** Start RECORDS TO PROCESS **

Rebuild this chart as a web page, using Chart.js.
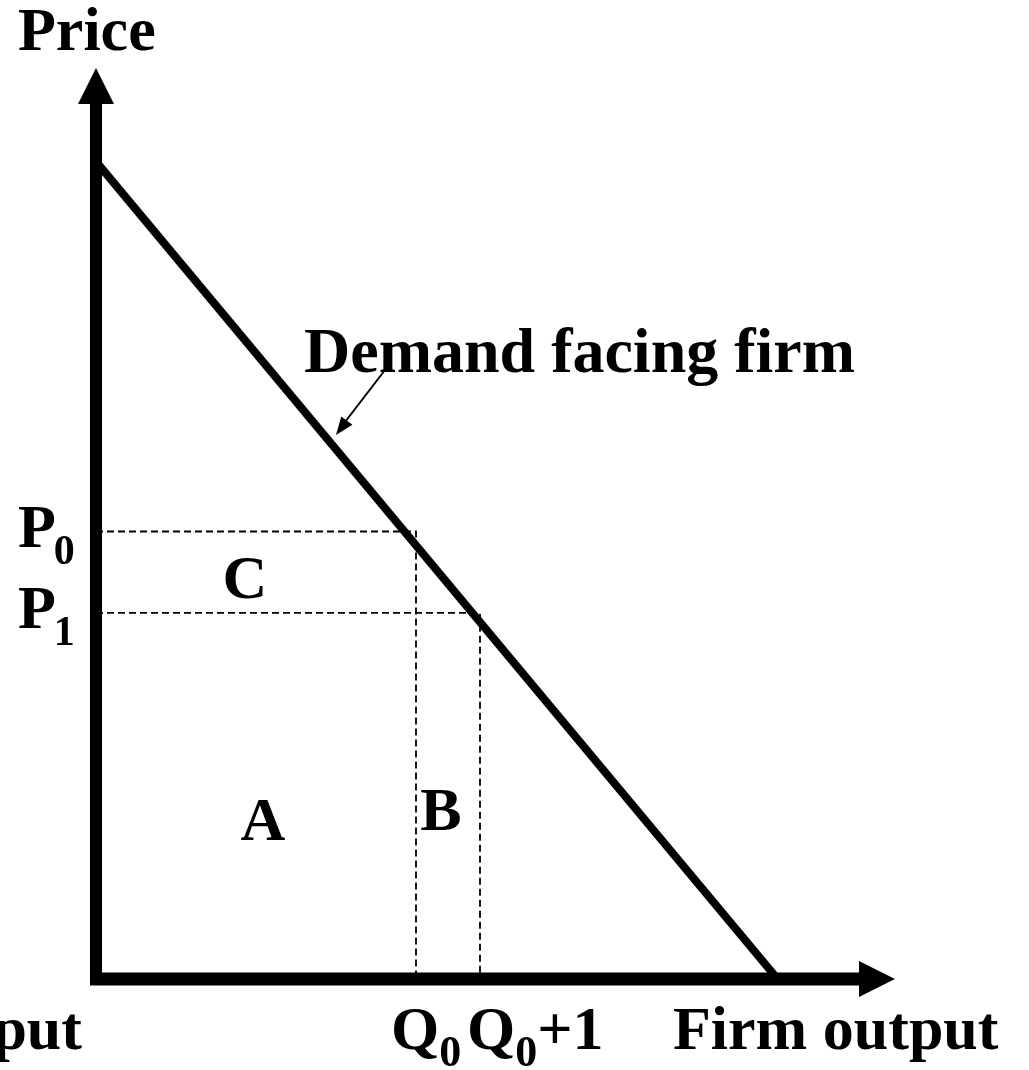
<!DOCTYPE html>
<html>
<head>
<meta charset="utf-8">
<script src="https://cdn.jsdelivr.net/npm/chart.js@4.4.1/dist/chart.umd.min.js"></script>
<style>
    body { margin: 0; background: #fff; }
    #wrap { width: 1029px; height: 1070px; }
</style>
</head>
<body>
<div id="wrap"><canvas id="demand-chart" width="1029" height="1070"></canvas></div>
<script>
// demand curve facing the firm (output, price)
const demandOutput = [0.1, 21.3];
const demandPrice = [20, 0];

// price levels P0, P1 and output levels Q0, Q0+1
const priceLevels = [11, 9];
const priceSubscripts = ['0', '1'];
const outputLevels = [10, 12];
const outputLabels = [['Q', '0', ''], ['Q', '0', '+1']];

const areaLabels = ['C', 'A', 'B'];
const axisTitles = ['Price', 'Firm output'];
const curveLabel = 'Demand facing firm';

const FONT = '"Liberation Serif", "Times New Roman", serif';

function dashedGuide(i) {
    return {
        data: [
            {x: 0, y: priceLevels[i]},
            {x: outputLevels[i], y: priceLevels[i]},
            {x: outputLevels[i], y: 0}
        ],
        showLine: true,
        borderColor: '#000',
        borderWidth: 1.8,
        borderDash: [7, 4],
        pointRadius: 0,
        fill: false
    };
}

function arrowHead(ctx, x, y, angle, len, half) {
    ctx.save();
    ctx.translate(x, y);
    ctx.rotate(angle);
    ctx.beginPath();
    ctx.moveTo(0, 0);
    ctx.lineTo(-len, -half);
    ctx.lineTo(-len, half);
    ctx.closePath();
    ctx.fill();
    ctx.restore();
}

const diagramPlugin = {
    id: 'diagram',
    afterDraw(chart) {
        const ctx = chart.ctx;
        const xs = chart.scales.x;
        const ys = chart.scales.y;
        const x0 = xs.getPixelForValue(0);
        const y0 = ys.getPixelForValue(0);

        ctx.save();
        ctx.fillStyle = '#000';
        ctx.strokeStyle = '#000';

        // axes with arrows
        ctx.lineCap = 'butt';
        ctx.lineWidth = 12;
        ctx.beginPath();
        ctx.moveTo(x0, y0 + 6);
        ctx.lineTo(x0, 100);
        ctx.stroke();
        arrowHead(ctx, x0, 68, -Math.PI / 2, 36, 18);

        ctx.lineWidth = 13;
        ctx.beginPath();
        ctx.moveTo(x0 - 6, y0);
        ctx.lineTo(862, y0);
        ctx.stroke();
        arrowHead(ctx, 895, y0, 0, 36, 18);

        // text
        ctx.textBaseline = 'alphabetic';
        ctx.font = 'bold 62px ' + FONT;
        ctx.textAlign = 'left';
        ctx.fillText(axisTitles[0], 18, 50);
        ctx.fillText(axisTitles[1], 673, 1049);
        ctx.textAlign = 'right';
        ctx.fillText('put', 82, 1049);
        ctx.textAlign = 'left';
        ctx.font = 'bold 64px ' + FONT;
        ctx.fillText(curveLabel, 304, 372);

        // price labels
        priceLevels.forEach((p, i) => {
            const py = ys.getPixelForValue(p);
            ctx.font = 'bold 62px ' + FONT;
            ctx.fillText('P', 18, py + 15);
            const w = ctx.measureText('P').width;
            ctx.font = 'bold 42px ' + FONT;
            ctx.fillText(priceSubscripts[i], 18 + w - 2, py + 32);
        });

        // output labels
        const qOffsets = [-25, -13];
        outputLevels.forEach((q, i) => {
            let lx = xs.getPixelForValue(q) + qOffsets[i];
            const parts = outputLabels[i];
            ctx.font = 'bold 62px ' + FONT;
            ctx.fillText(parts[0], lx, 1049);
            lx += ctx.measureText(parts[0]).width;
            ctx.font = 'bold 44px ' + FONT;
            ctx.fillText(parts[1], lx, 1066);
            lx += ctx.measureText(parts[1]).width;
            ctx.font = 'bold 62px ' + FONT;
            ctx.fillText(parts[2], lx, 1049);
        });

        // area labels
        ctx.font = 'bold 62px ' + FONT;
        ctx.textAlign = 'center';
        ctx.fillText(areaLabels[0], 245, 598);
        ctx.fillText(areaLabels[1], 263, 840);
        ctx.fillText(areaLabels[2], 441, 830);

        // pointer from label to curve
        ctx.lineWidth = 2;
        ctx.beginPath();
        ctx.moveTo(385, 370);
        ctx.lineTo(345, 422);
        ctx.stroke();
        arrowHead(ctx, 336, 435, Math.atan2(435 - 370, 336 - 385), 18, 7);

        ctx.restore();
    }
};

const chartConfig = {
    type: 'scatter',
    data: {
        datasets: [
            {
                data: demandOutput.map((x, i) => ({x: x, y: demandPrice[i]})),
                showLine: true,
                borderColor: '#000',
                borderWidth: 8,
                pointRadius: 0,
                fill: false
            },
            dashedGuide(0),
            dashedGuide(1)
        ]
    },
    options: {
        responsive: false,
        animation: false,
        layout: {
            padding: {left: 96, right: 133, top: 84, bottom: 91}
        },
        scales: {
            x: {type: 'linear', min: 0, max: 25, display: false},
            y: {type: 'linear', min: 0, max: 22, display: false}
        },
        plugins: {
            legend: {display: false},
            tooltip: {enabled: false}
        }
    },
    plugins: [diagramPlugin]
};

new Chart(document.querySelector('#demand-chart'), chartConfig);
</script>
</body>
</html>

** End RECORDS TO PROCESS **
** Start RECORDS TO PROCESS **

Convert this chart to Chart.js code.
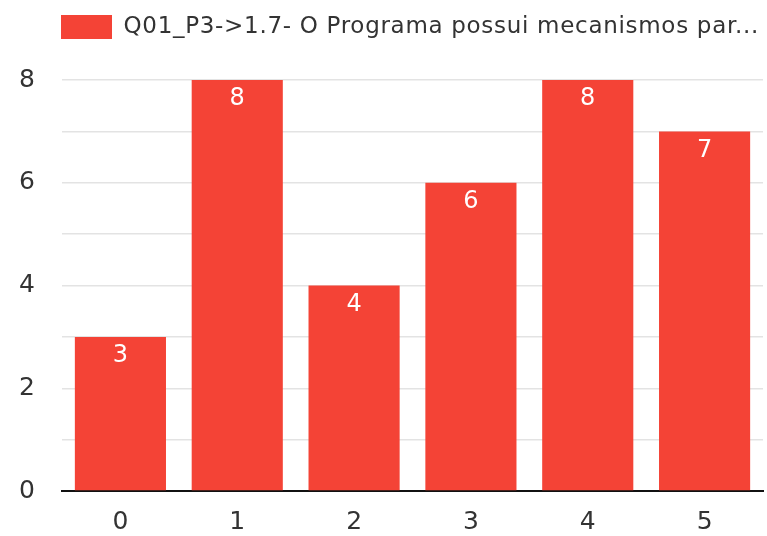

** End RECORDS TO PROCESS **

- WHAT IS BEING ASKED -
Your task is to transcribe exactly the lines starting at the line that contains "Rebuild this chart" and ending at the line that contains "const curveLabel = 'Demand facing firm';", both included. Leave out the pictures.

- FINAL RESULT -
Rebuild this chart as a web page, using Chart.js.
<!DOCTYPE html>
<html>
<head>
<meta charset="utf-8">
<script src="https://cdn.jsdelivr.net/npm/chart.js@4.4.1/dist/chart.umd.min.js"></script>
<style>
    body { margin: 0; background: #fff; }
    #wrap { width: 1029px; height: 1070px; }
</style>
</head>
<body>
<div id="wrap"><canvas id="demand-chart" width="1029" height="1070"></canvas></div>
<script>
// demand curve facing the firm (output, price)
const demandOutput = [0.1, 21.3];
const demandPrice = [20, 0];

// price levels P0, P1 and output levels Q0, Q0+1
const priceLevels = [11, 9];
const priceSubscripts = ['0', '1'];
const outputLevels = [10, 12];
const outputLabels = [['Q', '0', ''], ['Q', '0', '+1']];

const areaLabels = ['C', 'A', 'B'];
const axisTitles = ['Price', 'Firm output'];
const curveLabel = 'Demand facing firm';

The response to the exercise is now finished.